Ramirez will work closely with the Mays Cancer Center and a diverse Community Advisory Board to engage the community across all center activities toward achieving health equity.
These members will help scholars with community-responsive research, guide efforts toward local policy and system changes, engage in inclusive mentoring and training efforts, and catalyze community partnerships to address patients’ social determinants of health needs:
- Amanda Ramirez, Cancer Survivor and Founder of Mandy’s Fight
- Sandi Stanford, Patient Survivor and Advocate at the Alamo Breast Cancer Foundation
- Jennifer Puryear, BS, Cancer Control Strategic Partnerships Manager, American Cancer Society South Region Research Liaison
- Donna Rankin, BS, Cancer Control Strategic Partnerships Manager, American Cancer Society San Antonio
- Julie Bazan, MHA, CHW, Director of the Mid Rio Grande Border Area Health Education Center (AHEC)

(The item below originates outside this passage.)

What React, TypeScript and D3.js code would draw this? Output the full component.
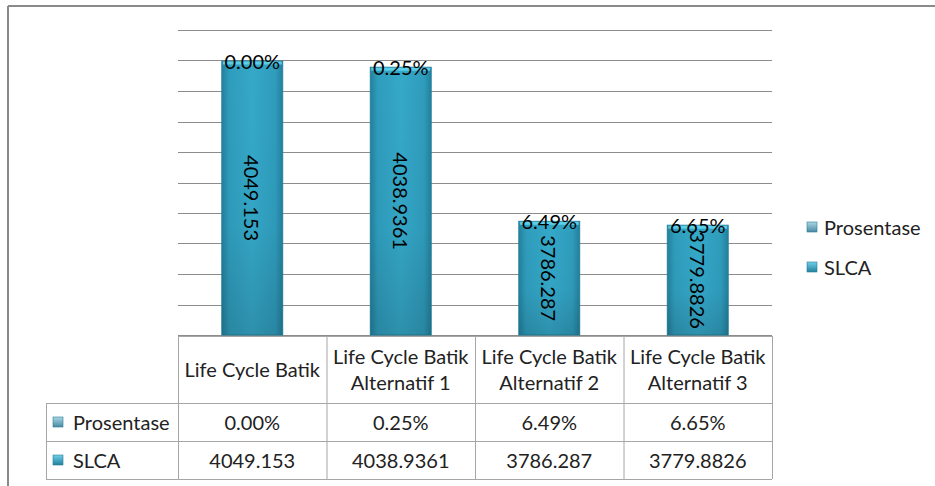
import React from "react";
import * as d3 from "d3";

const categories = [
  ["Life Cycle Batik"],
  ["Life Cycle Batik", "Alternatif 1"],
  ["Life Cycle Batik", "Alternatif 2"],
  ["Life Cycle Batik", "Alternatif 3"],
];
const slcaValues = [4049.153, 4038.9361, 3786.287, 3779.8826];
const slcaLabels = ["4049.153", "4038.9361", "3786.287", "3779.8826"];
const prosentaseValues = [0.0, 0.0025, 0.0649, 0.0665];
const prosentaseLabels = ["0.00%", "0.25%", "6.49%", "6.65%"];
const seriesNames = ["Prosentase", "SLCA"];
const yDomain = [3600, 4100];
const yStep = 50;

const W = 935;
const H = 486;
const plotLeft = 178;
const plotRight = 772;
const plotTop = 30;
const plotBottom = 335;
const headerBottom = 403;
const rowH = 38;
const labelColLeft = 46;
const FONT = "Lato, 'Open Sans', sans-serif";
const FS = 20;
const gridColor = "#8c8c8c";
const tableColor = "#a6a6a6";

export default function App() {
  const ids = categories.map((_, i) => i);
  const x = d3.scaleBand<number>().domain(ids).range([plotLeft, plotRight]).padding(0);
  const y = d3.scaleLinear().domain(yDomain).range([plotBottom, plotTop]);
  const ticks = d3.range(yDomain[0], yDomain[1] + yStep / 2, yStep);
  const barW = x.bandwidth() * 0.41;

  const rowTops = [headerBottom, headerBottom + rowH];
  const tableBottom = headerBottom + rowH * 2;

  const marker = (mx: number, my: number, id: string) => (
    <rect x={mx} y={my} width={10} height={10} fill={`url(#${id})`} stroke="#2a7d95" strokeWidth={0.6} />
  );

  return (
    <svg
      width={W}
      height={H}
      style={{ position: "fixed", left: 0, top: 0, background: "#fff" }}
      fontFamily={FONT}
    >
      <defs>
        <linearGradient id="barGrad" x1="0" x2="1" y1="0" y2="0">
          <stop offset="0" stopColor="#23809c" />
          <stop offset="0.12" stopColor="#2f9cbc" />
          <stop offset="0.5" stopColor="#35a8c8" />
          <stop offset="0.88" stopColor="#2f9cbc" />
          <stop offset="1" stopColor="#23809c" />
        </linearGradient>
        <linearGradient id="barShade" x1="0" x2="0" y1="0" y2="1">
          <stop offset="0" stopColor="#000" stopOpacity={0} />
          <stop offset="0.6" stopColor="#000" stopOpacity={0.02} />
          <stop offset="1" stopColor="#000" stopOpacity={0.14} />
        </linearGradient>
        <linearGradient id="mkPros" x1="0" x2="0" y1="0" y2="1">
          <stop offset="0" stopColor="#a9d7e6" />
          <stop offset="1" stopColor="#4a8aa3" />
        </linearGradient>
        <linearGradient id="mkSlca" x1="0" x2="0" y1="0" y2="1">
          <stop offset="0" stopColor="#6fd0ea" />
          <stop offset="1" stopColor="#22819e" />
        </linearGradient>
      </defs>

      {/* chart frame */}
      <line x1={8} x2={8} y1={6} y2={H} stroke="#8a8a8a" strokeWidth={2} />
      <line x1={8} x2={W} y1={6} y2={6} stroke="#8a8a8a" strokeWidth={2} />

      {/* gridlines */}
      {ticks.map((t) => (
        <line
          key={t}
          x1={plotLeft}
          x2={plotRight}
          y1={Math.round(y(t)) + 0.5}
          y2={Math.round(y(t)) + 0.5}
          stroke={gridColor}
          strokeWidth={1}
        />
      ))}

      {/* stacked columns: SLCA with Prosentase on top */}
      {ids.map((i) => {
        const cx = x(i)! + x.bandwidth() / 2;
        const top = y(slcaValues[i] + prosentaseValues[i]);
        const h = plotBottom - top;
        return (
          <g key={i}>
            <rect x={cx - barW / 2} y={top} width={barW} height={h} fill="url(#barGrad)" stroke="#24819c" strokeWidth={1} />
            <rect x={cx - barW / 2} y={top} width={barW} height={h} fill="url(#barShade)" />
            <rect x={cx - barW / 2 + 1} y={top + 0.5} width={barW - 2} height={3} fill="#5fd3ec" opacity={0.9} />
            <text
              transform={`translate(${cx},${(top + plotBottom) / 2}) rotate(90)`}
              textAnchor="middle"
              dominantBaseline="central"
              fontSize={FS}
              fill="#000"
            >
              {slcaLabels[i]}
            </text>
            <text x={cx} y={top} textAnchor="middle" dominantBaseline="central" fontSize={FS} fill="#000">
              {prosentaseLabels[i]}
            </text>
          </g>
        );
      })}

      {/* data table */}
      <g stroke={tableColor} strokeWidth={1} fill="none">
        <line x1={plotLeft} x2={plotRight} y1={plotBottom + 1.5} y2={plotBottom + 1.5} />
        <line x1={labelColLeft} x2={plotRight} y1={headerBottom + 0.5} y2={headerBottom + 0.5} />
        <line x1={labelColLeft} x2={plotRight} y1={headerBottom + rowH + 0.5} y2={headerBottom + rowH + 0.5} />
        <line x1={labelColLeft} x2={plotRight} y1={tableBottom + 0.5} y2={tableBottom + 0.5} />
        <line x1={labelColLeft + 0.5} x2={labelColLeft + 0.5} y1={headerBottom} y2={tableBottom} />
        {ids.map((i) => (
          <line key={i} x1={x(i)! + 0.5} x2={x(i)! + 0.5} y1={plotBottom + 1} y2={tableBottom} />
        ))}
        <line x1={plotRight + 0.5} x2={plotRight + 0.5} y1={plotBottom + 1} y2={tableBottom} />
      </g>

      {/* category headers */}
      {ids.map((i) => {
        const cx = x(i)! + x.bandwidth() / 2;
        const lines = categories[i];
        const mid = (plotBottom + headerBottom) / 2;
        const lh = 26;
        return (
          <text key={i} textAnchor="middle" fontSize={FS} fill="#222">
            {lines.map((ln, k) => (
              <tspan key={k} x={cx} y={mid + (k - (lines.length - 1) / 2) * lh} dominantBaseline="central">
                {ln}
              </tspan>
            ))}
          </text>
        );
      })}

      {/* table rows */}
      {[prosentaseLabels, slcaLabels].map((row, r) => (
        <g key={r}>
          {marker(labelColLeft + 7, rowTops[r] + rowH / 2 - 5, r === 0 ? "mkPros" : "mkSlca")}
          <text x={labelColLeft + 27} y={rowTops[r] + rowH / 2} dominantBaseline="central" fontSize={FS} fill="#222">
            {seriesNames[r]}
          </text>
          {row.map((v, i) => (
            <text
              key={i}
              x={x(i)! + x.bandwidth() / 2}
              y={rowTops[r] + rowH / 2}
              textAnchor="middle"
              dominantBaseline="central"
              fontSize={FS}
              fill="#222"
            >
              {v}
            </text>
          ))}
        </g>
      ))}

      {/* legend */}
      {seriesNames.map((s, k) => (
        <g key={s}>
          {marker(807, 222 + k * 40, k === 0 ? "mkPros" : "mkSlca")}
          <text x={824} y={227 + k * 40} dominantBaseline="central" fontSize={FS} fill="#222">
            {s}
          </text>
        </g>
      ))}
    </svg>
  );
}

- Belinda Flores, RN, Director of the South Coastal AHEC
- Brenda Hoffman, MA, LPC, CHW, Director of the Southwest Border AHEC
- Janna Lesser, PhD, RN, FAAN, Director of the South Texas AHEC
- Armando Lopez, MPH, Director of the Lower Rio Grande Valley AHEC
- Paula Winkler, MEd, Director of the South Central AHEC
- Jose Zapata, Jr., MSS, Manager of Academic Programs at South Texas AHEC
- Jennifer Knoulton, RN, Vice President of Regional Operations at Methodist Healthcare Ministries of South Texas
- Fernando Martinez, PhD, Community Health Worker Program Coordinator at Northwest Vista College
- Erine Ercoline, MBA, Executive Director of ThriveWell
- Elizabeth Lutz, MBA, Executive Director of the Health Collaborative, Bexar County Community Health Leadership
- Mary Jimenez, BBA, Vice President of Strategic Account Management at Caris Life Sciences.
- Carlos V. Rodriguez, Health Equity Manager, City of San Antonio Metropolitan Health District
- Dolores Garcia, BS, Project Coordinator for Community Outreach and Engagement, Mays Cancer Center, UT Health San Antonio
- Susan Padalecki, PhD, Associate Professor of Urology and Cellular and Structural Biology, and Associate Director for Research Administration, Mays Cancer Center, UT Health San Antonio
“With this level of community engagement, we expect the Avanzando Equidad de Salud Center to not only improve cancer care and outcomes for Latinos and all people in South Texas, but also to advance a new generation of scholars and researchers concerned with cancer health equity,” Ramirez said.
Ramirez expressed her thanks to the American Cancer Society for supporting establishment of the Avanzando Equidad de Salud Center.
The new center is one of 89 extramural discovery science grants funded through a $54.3 million investment by the American Cancer Society.
“We are proud to announce these new grant awardees and their research projects,” said William Dahut, MD, chief scientific officer at the American Cancer Society, in a news release. “It’s very exciting, as we will fund studies that will increase our understanding of genetics and cancer risk and explore better ways to find, treat and survive cancer, focusing on equity and optimizing quality of life for cancer survivors.”